It's the latest craze. Been doing it for a couple hundred years. What you do is loan money that doesn't exist out to people who agree to pay an exploitative usurious debt-slave interest rate on said fake money. Easiest way to make a quick buck.

Seriously though, this is how it works:

Imagine you have a billion dollars in your bank. That money doesn't belong to you. It belongs to the people who deposited money into the accounts that you secure. More importantly, it belongs to the FED with interest. However, you're legally allowed to gamble with the money that your constituents give you.

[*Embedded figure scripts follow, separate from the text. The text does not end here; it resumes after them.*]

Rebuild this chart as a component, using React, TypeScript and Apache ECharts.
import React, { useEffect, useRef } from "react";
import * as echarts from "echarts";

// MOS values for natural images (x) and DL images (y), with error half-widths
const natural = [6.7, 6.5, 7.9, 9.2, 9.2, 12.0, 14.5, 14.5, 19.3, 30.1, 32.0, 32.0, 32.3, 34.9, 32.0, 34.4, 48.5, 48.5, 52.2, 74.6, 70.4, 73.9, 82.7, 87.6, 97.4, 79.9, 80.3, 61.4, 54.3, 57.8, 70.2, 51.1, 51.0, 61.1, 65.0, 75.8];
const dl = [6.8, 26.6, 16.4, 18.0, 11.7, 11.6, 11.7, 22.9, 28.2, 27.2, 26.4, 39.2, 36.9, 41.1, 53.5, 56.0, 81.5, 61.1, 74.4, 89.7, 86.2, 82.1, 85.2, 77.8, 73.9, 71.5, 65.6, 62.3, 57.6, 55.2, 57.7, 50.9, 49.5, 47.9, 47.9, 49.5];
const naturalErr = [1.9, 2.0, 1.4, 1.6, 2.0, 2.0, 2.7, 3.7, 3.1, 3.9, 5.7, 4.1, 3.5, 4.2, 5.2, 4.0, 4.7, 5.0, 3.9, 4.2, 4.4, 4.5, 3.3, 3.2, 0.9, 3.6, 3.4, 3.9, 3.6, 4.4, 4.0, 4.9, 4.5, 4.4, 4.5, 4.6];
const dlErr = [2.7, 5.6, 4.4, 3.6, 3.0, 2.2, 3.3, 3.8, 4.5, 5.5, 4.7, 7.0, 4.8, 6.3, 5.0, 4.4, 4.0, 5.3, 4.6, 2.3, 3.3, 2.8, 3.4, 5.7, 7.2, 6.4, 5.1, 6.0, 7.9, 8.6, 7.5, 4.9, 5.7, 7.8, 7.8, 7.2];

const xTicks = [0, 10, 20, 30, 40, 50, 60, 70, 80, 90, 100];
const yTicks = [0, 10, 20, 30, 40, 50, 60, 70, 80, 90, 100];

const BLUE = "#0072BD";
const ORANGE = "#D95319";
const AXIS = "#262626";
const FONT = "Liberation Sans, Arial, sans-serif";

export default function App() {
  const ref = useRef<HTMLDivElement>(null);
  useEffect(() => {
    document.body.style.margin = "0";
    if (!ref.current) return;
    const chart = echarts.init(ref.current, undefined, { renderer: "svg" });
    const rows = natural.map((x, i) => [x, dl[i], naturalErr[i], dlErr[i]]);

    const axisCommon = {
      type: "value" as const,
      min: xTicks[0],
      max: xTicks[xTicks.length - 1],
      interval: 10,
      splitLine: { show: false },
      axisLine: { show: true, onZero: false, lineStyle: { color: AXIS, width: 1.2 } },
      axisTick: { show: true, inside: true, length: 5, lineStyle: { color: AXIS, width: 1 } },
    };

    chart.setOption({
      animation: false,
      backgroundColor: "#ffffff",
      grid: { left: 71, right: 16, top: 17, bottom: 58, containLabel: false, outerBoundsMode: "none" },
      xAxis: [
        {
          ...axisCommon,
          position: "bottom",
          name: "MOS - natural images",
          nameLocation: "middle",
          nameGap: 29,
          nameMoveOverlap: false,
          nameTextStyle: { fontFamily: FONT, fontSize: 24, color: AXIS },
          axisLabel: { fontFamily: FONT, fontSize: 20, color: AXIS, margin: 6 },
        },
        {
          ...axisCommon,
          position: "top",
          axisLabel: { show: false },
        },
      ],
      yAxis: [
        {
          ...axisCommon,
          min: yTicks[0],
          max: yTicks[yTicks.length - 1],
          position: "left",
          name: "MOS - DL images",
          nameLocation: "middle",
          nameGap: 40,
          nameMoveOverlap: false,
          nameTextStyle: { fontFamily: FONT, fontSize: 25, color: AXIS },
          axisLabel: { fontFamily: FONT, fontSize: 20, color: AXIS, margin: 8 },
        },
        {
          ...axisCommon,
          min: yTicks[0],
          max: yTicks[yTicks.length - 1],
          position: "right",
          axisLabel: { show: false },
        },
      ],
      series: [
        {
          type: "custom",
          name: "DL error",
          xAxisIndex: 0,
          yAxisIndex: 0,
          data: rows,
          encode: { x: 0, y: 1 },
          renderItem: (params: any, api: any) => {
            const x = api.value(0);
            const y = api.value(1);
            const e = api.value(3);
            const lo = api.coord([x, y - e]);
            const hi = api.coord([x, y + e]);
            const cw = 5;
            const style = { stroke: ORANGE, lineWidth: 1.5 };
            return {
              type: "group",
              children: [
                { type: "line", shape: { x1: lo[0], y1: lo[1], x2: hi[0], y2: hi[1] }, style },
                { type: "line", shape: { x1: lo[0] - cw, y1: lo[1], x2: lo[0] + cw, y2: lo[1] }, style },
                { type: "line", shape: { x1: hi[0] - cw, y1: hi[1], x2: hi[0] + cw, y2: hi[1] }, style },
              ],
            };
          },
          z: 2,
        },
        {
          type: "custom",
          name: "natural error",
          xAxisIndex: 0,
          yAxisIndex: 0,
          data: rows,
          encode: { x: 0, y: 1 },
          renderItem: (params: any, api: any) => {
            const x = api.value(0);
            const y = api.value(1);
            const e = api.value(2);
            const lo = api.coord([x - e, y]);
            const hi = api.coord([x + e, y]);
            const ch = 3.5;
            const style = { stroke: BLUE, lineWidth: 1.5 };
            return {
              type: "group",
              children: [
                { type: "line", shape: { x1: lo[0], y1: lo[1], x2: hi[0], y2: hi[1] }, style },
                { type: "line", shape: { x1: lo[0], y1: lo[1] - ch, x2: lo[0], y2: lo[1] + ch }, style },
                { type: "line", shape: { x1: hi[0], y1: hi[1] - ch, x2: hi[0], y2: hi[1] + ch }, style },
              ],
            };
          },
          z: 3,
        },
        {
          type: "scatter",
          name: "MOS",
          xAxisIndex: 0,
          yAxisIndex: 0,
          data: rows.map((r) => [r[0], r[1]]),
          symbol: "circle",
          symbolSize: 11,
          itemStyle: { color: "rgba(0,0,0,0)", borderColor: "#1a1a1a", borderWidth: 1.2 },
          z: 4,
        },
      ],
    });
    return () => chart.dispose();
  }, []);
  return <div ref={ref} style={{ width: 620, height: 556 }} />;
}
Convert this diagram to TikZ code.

Out of that billion dollars, you might only be required to hold 200 million in the vault in case users want to cash out. The rest is available to be given out as car loans, house loans, personal loans, credit cards, or whatever else. You're running a business, so the idea is to give loans to people with a good credit score so there's a higher chance that you get paid back with interest.

Someone doesn't pay you back? No problem. That's why we have debt collectors. Rather than trying to get the money back yourself you can simply sell this bad debt to a 3rd party collection agency via auction. Whichever agency bids the highest number for said debt will own the debt, and try to collect from the poor person who's down on their luck.

Unfortunately, you'll be lucky if they pay even 5 cents on the dollar (5%) for said debt. Bad debt is risky, and debt-collectors need to play the odds on how much they can actually collect from someone who's defaulted on loans. Over time, they will offer better and better deals to the poors in order to sweeten the deal and perhaps make money on the trade.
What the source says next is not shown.